Başlangıçların Kırılganlığı
Her bitişin ardından gelen başlangıç, çoğu zaman kırılgandır. Tıpkı sonbahar sonrası kışın soğuk ama hazırlık evresi olması gibi, yeni bir döneme girerken de kendimizi kırılgan, kararsız ya da savunmasız hissedebiliriz. Bu çok doğaldır. Psikolog Carol Dweck’in (2006) growth mindset kavramı, bu noktada bize rehberlik edebilir: Değişim sürecinde yaşanan hataları ya da zorlukları kişisel yetersizlik değil, büyümenin parçası olarak görmek.
Yeni bir başlangıç, birdenbire güç ve netlik getirmez; çoğu zaman küçük adımlarla inşa edilir. Yaprak dökümünden hemen sonra ağaç çiçek açmaz; önce dinlenir, güç toplar. Bu metafor, insan psikolojisi için de oldukça açıklayıcıdır.
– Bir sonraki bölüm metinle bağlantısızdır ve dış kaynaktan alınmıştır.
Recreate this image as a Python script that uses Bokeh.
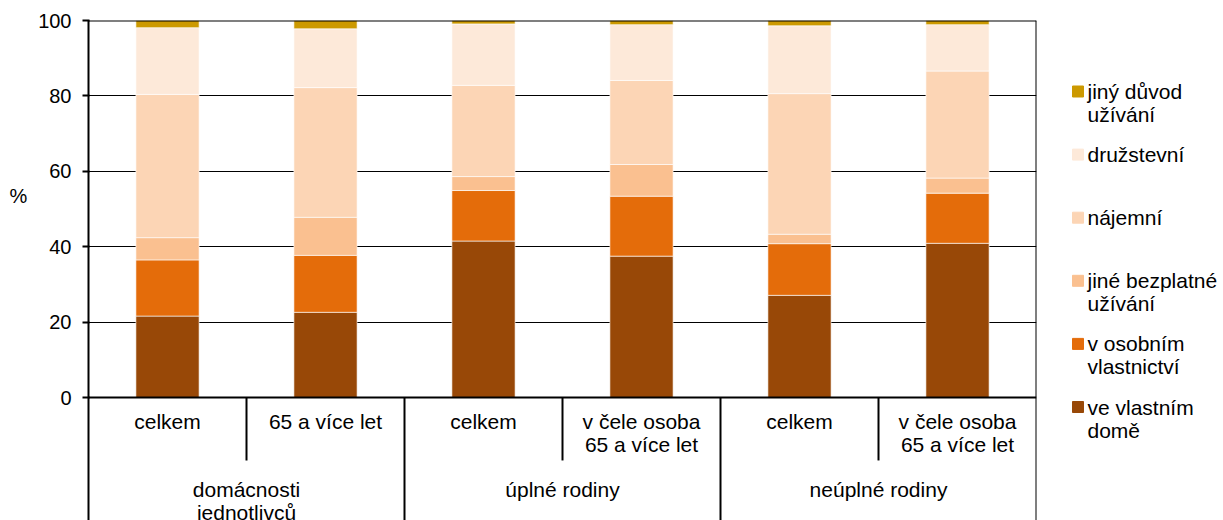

Günlük Hayattan Birkaç Yansıma
Üniversiteye giden bir genç, çocukluk arkadaşlıklarının bir kısmını geride bırakmak zorunda kalır. Bu, yalnız hissettirse de yeni bağların önünü açar.
Boşanma sürecinden geçen bir birey, “artık bitmiş” bir ilişkiye vedalaşırken kimliğini yeniden inşa etme fırsatı bulur.
Emeklilik dönemi, mesleki rolün son bulmasıdır ama aynı zamanda kişinin farklı ilgi alanlarına yönelmesi için bir başlangıçtır.
Sonbaharın bu döneminde, kendimize şu soruları sormak faydalı olabilir:
Hayatımda artık bana hizmet etmeyen neleri bırakabilirim?
Hangi bitişler aslında bana yeni bir alan açıyor?
Yeni başlangıçlar için nasıl bir hazırlığa ihtiyacım var?
Yaprak dökümü, hüzünlü bir manzara gibi görünse de aslında hayatın deviniminin en bilge işaretlerinden biridir. Bitişler ve başlangıçlar, birbirinin karşıtı değil, tamamlayıcısıdır. Psikolojik esnekliğimiz, bu döngüyü kabullenebilme gücümüzde yatar.
Bir dahaki sefere bir ağacın sararmış yapraklarını izlerken, kendinize şunu hatırlatabilirsiniz:
“Bırakmak kaybetmek değildir. Bırakmak, yeni bir şeye yer açmaktır.”